Essa pergunta é um pouco do domínio quase da alquimia. É uma previsão face à qual ninguém tem todos os dados. Que é desejável? Acho que sim. Que é possível? Admito que sim. Que é certo? Vamos ver, acho que há boas condições para que isso aconteça. O dado mais significativo que eu tenho salientado é que, nos dois últimos anos, a subida do salário mínimo já não provocou um aumento percentual dos [salários de todos os] trabalhadores. Provocou no imediato, mas ao longo do ano foi sendo corrigido. Quer dizer que, ou as pessoas com salário mínimo foram subindo no seu salário ou o conjunto de trabalhadores foi acompanhando [essa evolução] de forma que essa subida do salário mínimo não se generalizou, como muitos temiam.

Lembro-me de que, quando foi definida esta trajetória do salário mínimo, alguns diziam [que íamos] passar a ser um país em que quase todos recebem o salário mínimo, isso não aconteceu. Começou cada vez mais a ser contido o número de trabalhadores a receber o salário mínimo. Isso quer dizer que o mercado de trabalho tem tido capacidade para absorver essa mudança. Também sabemos que há setores que têm mais dificuldade. Mas, sim, estou convencido que podemos ter ritmos significativos de crescimento do salário mínimo acima da produtividade e da inflação, que é assim que se mantém o equilíbrio na repartição entre os rendimentos.

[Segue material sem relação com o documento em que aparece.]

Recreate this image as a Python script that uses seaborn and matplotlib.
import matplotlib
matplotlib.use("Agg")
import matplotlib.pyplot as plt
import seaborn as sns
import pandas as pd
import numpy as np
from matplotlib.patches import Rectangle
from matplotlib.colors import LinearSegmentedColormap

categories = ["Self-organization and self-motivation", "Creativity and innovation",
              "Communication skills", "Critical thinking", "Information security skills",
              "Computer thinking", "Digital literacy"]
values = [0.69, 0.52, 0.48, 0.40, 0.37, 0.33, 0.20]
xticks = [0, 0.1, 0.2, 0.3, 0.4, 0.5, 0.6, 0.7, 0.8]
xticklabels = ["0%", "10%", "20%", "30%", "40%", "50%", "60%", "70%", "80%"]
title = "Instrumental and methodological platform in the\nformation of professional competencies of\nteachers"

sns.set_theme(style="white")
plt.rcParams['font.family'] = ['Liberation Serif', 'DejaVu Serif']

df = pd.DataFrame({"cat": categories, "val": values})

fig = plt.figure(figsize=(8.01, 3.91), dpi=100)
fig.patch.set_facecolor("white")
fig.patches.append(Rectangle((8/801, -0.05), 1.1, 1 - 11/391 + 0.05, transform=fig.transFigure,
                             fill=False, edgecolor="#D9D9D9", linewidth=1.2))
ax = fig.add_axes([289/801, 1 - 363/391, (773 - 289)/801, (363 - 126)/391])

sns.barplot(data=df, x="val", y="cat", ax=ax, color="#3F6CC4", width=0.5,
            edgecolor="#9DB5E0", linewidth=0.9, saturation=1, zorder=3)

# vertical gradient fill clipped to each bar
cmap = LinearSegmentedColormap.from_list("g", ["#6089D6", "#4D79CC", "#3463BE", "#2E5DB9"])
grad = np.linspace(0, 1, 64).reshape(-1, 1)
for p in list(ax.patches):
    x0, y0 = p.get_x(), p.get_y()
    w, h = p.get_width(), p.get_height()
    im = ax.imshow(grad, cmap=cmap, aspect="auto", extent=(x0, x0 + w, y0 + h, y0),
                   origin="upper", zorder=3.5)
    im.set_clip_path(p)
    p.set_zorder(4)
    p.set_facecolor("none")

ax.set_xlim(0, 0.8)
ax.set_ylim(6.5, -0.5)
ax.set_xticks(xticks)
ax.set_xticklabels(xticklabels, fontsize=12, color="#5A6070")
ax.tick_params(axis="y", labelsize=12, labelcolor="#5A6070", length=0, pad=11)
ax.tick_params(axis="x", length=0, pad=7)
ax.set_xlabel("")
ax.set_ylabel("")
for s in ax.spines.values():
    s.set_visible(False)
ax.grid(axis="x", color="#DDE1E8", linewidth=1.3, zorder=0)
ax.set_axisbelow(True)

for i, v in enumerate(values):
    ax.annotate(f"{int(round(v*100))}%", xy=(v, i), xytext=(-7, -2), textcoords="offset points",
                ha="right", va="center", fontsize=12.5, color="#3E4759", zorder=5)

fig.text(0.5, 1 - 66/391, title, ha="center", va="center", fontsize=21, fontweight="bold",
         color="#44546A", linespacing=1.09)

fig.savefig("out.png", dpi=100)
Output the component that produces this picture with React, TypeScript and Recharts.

José Vieira da Silva, Ministro do Trabalho, Solidariedade e Segurança Social, em entrevista ao ECO - 30SET19
Vieira da Silva acredita Portugal pode ter um ritmo de crescimento do salário mínimo acima da produtividade e da inflação.Hugo Amaral/ECO

Chegou a dizer no Parlamento e vou citar: “Naturalmente nós não defendemos, nem ninguém defende, penso eu, que este ritmo de crescimento do salário mínimo seja um ritmo sustentável no longo prazo”. Mudou de opinião?

Não, não mudei de opinião. Nós estávamos a falar de ritmos de crescimento próximos dos 4% ao ano, num contexto de inflação que se aproxima dos 1%. É um diferencial significativo. Aquilo que é essencial assegurar é que o salário mínimo cresça como forma de reduzir as desigualdades e cresça de forma significativa. Se é com o mesmo ritmo… Eu tive oportunidade de participar na assinatura do primeiro acordo de concertação social sobre a evolução do salário mínimo. De facto, a evolução da economia permitiu a primeira fase desse crescimento. Já na segunda fase, houve dificuldades para manter esse crescimento. Também entre o momento em que fiz essa afirmação e agora, a dinâmica do mercado de trabalho e mesmo o crescimento da economia foram superiores ao que se previa.

Portanto não o choca chegarmos ao final da próxima legislatura com o salário mínimo nos 700 euros?

Não vou fazer nenhuma previsão. Isso já é entrar noutro terreno que eu não estou a protagonizar.